Crop Yields and Farmer Income

tractor in field
Farmer-based organizations (FBOs) were invited to attend 27 contact days of training, covering the following aspects: 1) business capacity building, 2) technical training and 3) sales maximization. Each trained farmer also received a starter kit valued at $230, which consisted of fertilizer, improved seeds, protective clothing and cash for land preparation.

MCC hypothesized that providing farmers with the commercial training and starter kits would result in higher crop yields and thus higher farmer income. The impact evaluation found no improvements in crop yields in any zone relative to the control group. Despite no improvements in crop yields, farmer income increased 78 percent relative to the control group in the northern zone, possibly due to an expansion in cultivated land (32 percent). Farmer income in the treatment group was statistically equivalent to the control group in the Afram zone and 76 percent lower than the control group in the southern zone.

Access to Credit

The training’s commercial component prepared farmers to apply for loans for productive investment. Farmers in the treatment group were eligible to apply for a loan financed through the MCC project. The training was also supposed to build farmers’ capacity to acquire loans on their own merit from institutions, such as state, private and rural banks. Therefore, the impact evaluation tested farmers’ ability to acquire both project-funded and open market loans. Treatment farmers were more likely to receive a formal loan—both project-funded and open market loans—than farmers in the control group. However, while farmers in the treatment group were more likely to receive an open market loan than farmers in the control group, the sizes of open market loan amounts were statistically equivalent between the two groups.

Farming Practices

agriculture machine
The activity was expected to impact farming practices, including the use of improved seeds, fertilizers and chemicals; land cultivation; and labor hours. While the program provided started kits with improved quality seeds to targeted farmers, these farmers were just as likely to use improved seeds as farmers in the control group, indicating that farmers who received the starter kit did not use all the seeds provided.

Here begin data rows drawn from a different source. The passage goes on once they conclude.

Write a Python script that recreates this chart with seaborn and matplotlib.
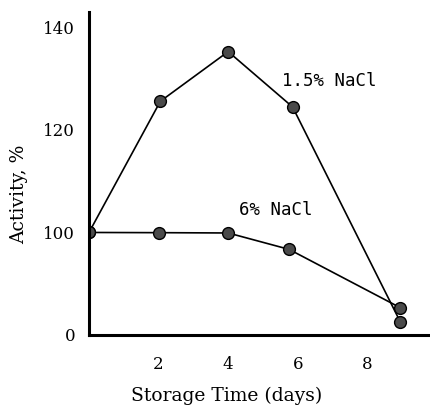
import numpy as np
import pandas as pd
import matplotlib
matplotlib.use("Agg")
import matplotlib.pyplot as plt
import seaborn as sns

# ---- data ----
days_15 = [0.0, 2.05, 4.0, 5.85, 8.95]
act_15 = [100.0, 125.6, 135.3, 124.5, 12.5]
days_6 = [0.0, 2.0, 4.0, 5.75, 8.95]
act_6 = [100.0, 99.8, 99.5, 83.5, 26.5]
xticks = [2, 4, 6, 8]
yticks = [0, 100, 120, 140]
series_names = ["1.5% NaCl", "6% NaCl"]

df = pd.concat([
    pd.DataFrame({"day": days_15, "activity": act_15, "series": series_names[0]}),
    pd.DataFrame({"day": days_6, "activity": act_6, "series": series_names[1]}),
])

sns.set_theme(style="white")
plt.rcParams["font.family"] = ["DejaVu Serif"]

fig = plt.figure(figsize=(4.30, 4.05), dpi=100)
ax = fig.add_axes([0.207, 0.173, 0.793, 0.797])

# broken (piecewise linear) y axis: 0-100 compressed, 100-143 stretched
K = 5.0
def fwd(v):
    v = np.asarray(v, dtype=float)
    return np.where(v <= 100, v, 100 + (v - 100) * K)
def inv(u):
    u = np.asarray(u, dtype=float)
    return np.where(u <= 100, u, 100 + (u - 100) / K)
ax.set_yscale("function", functions=(fwd, inv))

sns.lineplot(data=df, x="day", y="activity", hue="series", units="series",
             estimator=None, sort=False, palette=["black", "black"],
             marker="o", markersize=8.5, markerfacecolor="#4a4a4a",
             markeredgecolor="black", markeredgewidth=1.0, linewidth=1.2,
             legend=False, ax=ax)

ax.set_xlim(0, 9.8)
ax.set_ylim(0, 143)
ax.set_xticks(xticks)
ax.set_yticks(yticks)
ax.set_xticklabels([str(t) for t in xticks], fontsize=12)
ax.set_yticklabels([str(t) for t in yticks], fontsize=12)

for s in ["top", "right"]:
    ax.spines[s].set_visible(False)
for s in ["left", "bottom"]:
    ax.spines[s].set_color("black")
    ax.spines[s].set_linewidth(2.2)

ax.tick_params(axis="both", direction="in", length=8, width=1.2, color="black",
               labelcolor="black")
ax.tick_params(axis="x", pad=15)
ax.tick_params(axis="y", pad=10)
# no visible tick marks at 0 and 100 on y
for t, v in zip(ax.yaxis.get_major_ticks(), yticks):
    if v in (0, 100):
        t.tick1line.set_visible(False)
ax.grid(False)

ax.set_xlabel("Storage Time (days)", fontsize=13.5, color="black")
ax.xaxis.set_label_coords(0.405, -0.16)
ax.set_ylabel("Activity, %", fontsize=13.5, color="black")
ax.yaxis.set_label_coords(-0.18, 0.435)

ax.text(5.55, 129.6, series_names[0], fontsize=12.5, family="DejaVu Sans Mono",
        color="black", va="center", ha="left")
ax.text(4.3, 104.3, series_names[1], fontsize=12.5, family="DejaVu Sans Mono",
        color="black", va="center", ha="left")

fig.savefig("out.png", dpi=100, facecolor="white")
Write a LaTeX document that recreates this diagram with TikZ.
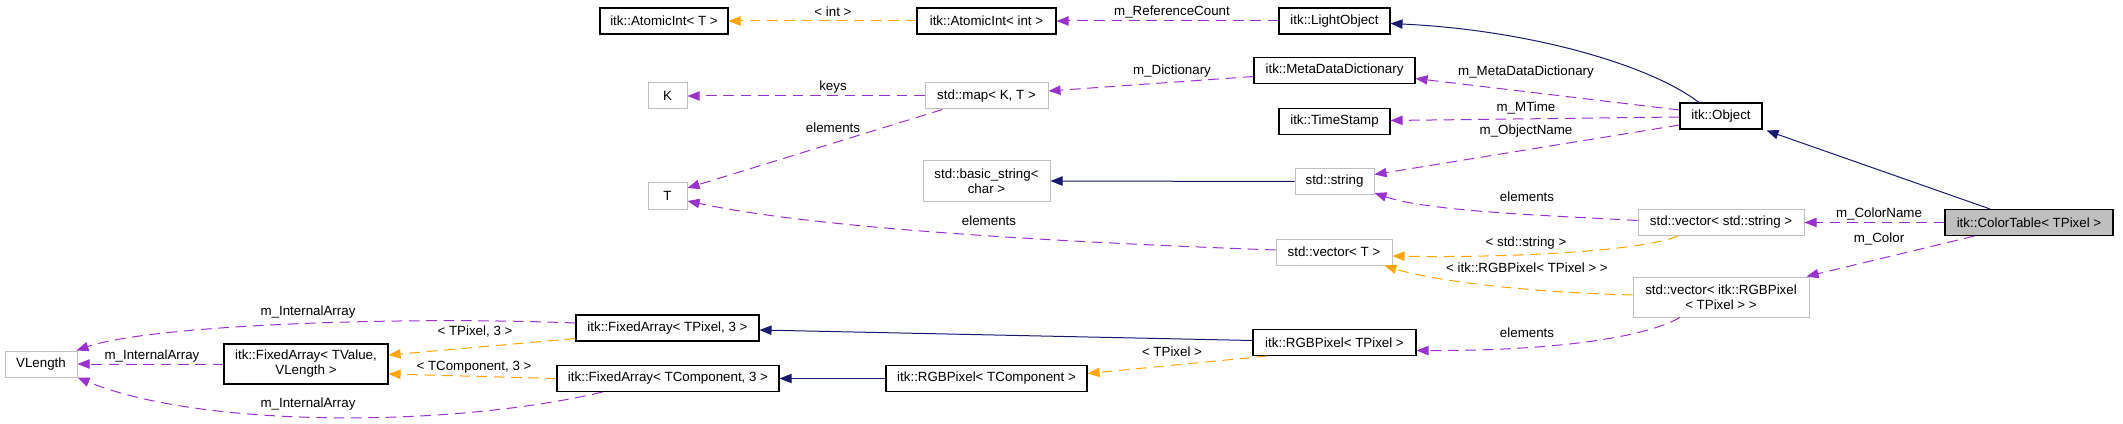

However, farmers in the treatment group used more fertilizers and chemicals than farmers in the control group, indicating higher uptake of these inputs. Still, the magnitude of the difference is fully explained by the starter kit and similarly indicates that farmers who received chemicals in the starter kit did not use all of them.

MCC expected that the activity would increase land under cultivation, particularly in the Afram Basin. Overall, the activity neither led to increases in cultivated land nor to changes in labor hours for farm activities among targeted farmers relative to the control group. However, the impact evaluation found differential trends on cultivated land for each of the three zones. In the northern zone, farmers in the treatment group increased their cultivated land by 32 percent, whereas in the southern zone, farmers in the treatment group decreased their cultivated land by 54 percent. In the Afram zone, farmers in the treatment group had no change in their cultivated land.

MCC Learning

  • Assumptions in the project logic did not question the training content or intensity, which appears to have been misaligned with farmer needs.
  • While the starter kits were meant to incentivize training participation, their limited use among treatment farmers points to misunderstandings of farmer preferences.
  • Program teams should maintain focus on local needs and causal pathways of change.
  • Evaluators must be ready to adapt to implementation changes and delays so the evaluations remain robust and relevant to the reality on the ground.

Evaluation Methods

Evaluation methodology
The evaluation design involved a randomized phase-in approach. The activity implementers recruited 1,200 FBOs across the three zones, and the evaluator randomly assigned them to the treatment or control group. After one crop cycle—an exposure period of about 12 months—the evaluator compared outcomes between the two groups and the control group became eligible to receive treatment. The randomized treatment assignment was conducted in two batches—batch 1 in 2008 and batch 2 in 2009—to accommodate the pace of FBO recruitment as part of implementation.

Data was collected using a large-scale household survey at baseline (2008 for batch 1 and 2009 for batch 2) and endline (2009 for batch 1 and 2010 for batch 2) from five farmers per FBO. In total, approximately 6,000 farmers were interviewed.